What Can I Do?

We’ve all seen the pictures, haven’t we? You know the ones of poor African kids in the news headlines and probably thought “Another plea another African begging bowl. BUT, when you see it close up and personal it brings on a whole new meaning.

I visited the Laura Vicuna Education Center in Ennerdale (Southern Johannesburg, and part of the Don Bosco Educational Project.) a few months ago, it touched me so much that after driving out of the rubbish laden roads it is situated in and getting across the highway I had to park my car and cry.

Cry for the amazing efforts that Sister Lidia Castro and the Salesian Sister are doing there as well as a handful of staff with little or no resources. In fact, I couldn’t stop crying for quite a while, which is why I went back.

Charmaine Venter of Umtunzi Exhibitions gave a generous donation for books for a school, so I asked her to accompany me to give books to this school personally. I can tell you my second visit was also an emotional roller coaster, as it was for Charmaine. A roller coaster to see the happy faces of the kids and teachers receiving the books, but sad because when we left we knew they needed more.

They need volunteers to read to the children and help to teach them to read. They need the rubbish dumps around the school cleaned and formalized.

When I last visited Sister Lidia was related a story by one of the other sisters about a 6-year-old child who lived near Orange Farm who walked to school half of the way with her mother who then went to work, the child then walked the remainder through the rubbish tips on her own! We live in a country where a child or woman gets raped every 4 minutes! Why does her mother do it – because it is the best education she can get.

Coupled with this there are many children who attend irregularly as they head up their household and have to care for younger siblings as there are no parents – these are not young adults here people but 10, 11, 12-year-olds who run their homes due to the death of parents usually from HIV/AIDS.

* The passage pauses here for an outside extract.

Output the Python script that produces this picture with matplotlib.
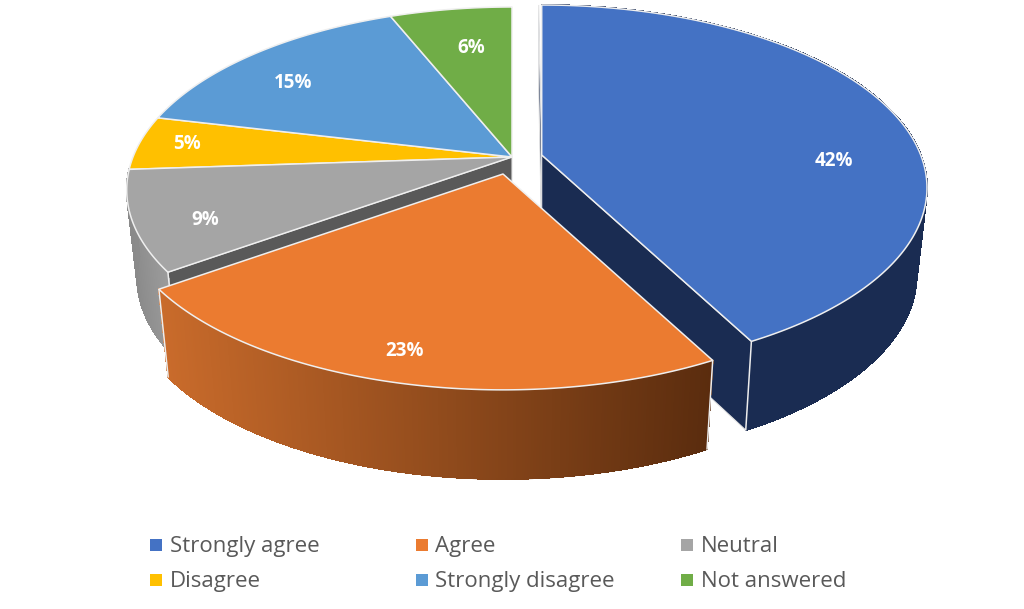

Those who do have parents are supported by their parents scouring the rubbish tips, or if they are lucky they work as housemaids or gardeners often for as little as R100 per day, (That is less than a dollar a day) because they are taken advantage of and most do not have papers.

Pretty grim eh? Well we can change this, if you can volunteer to read to the kids once a week, or better still help teach a learner to read for themselves you would be changing a child’s life forever (74% Grade 4’s cannot read in SA = 74% of 11-year-olds cannot read in their mother tongue) classes are often 50/60 learners to a class, which translates to 6/7 minutes per day per child. So come on folks let’s make a difference.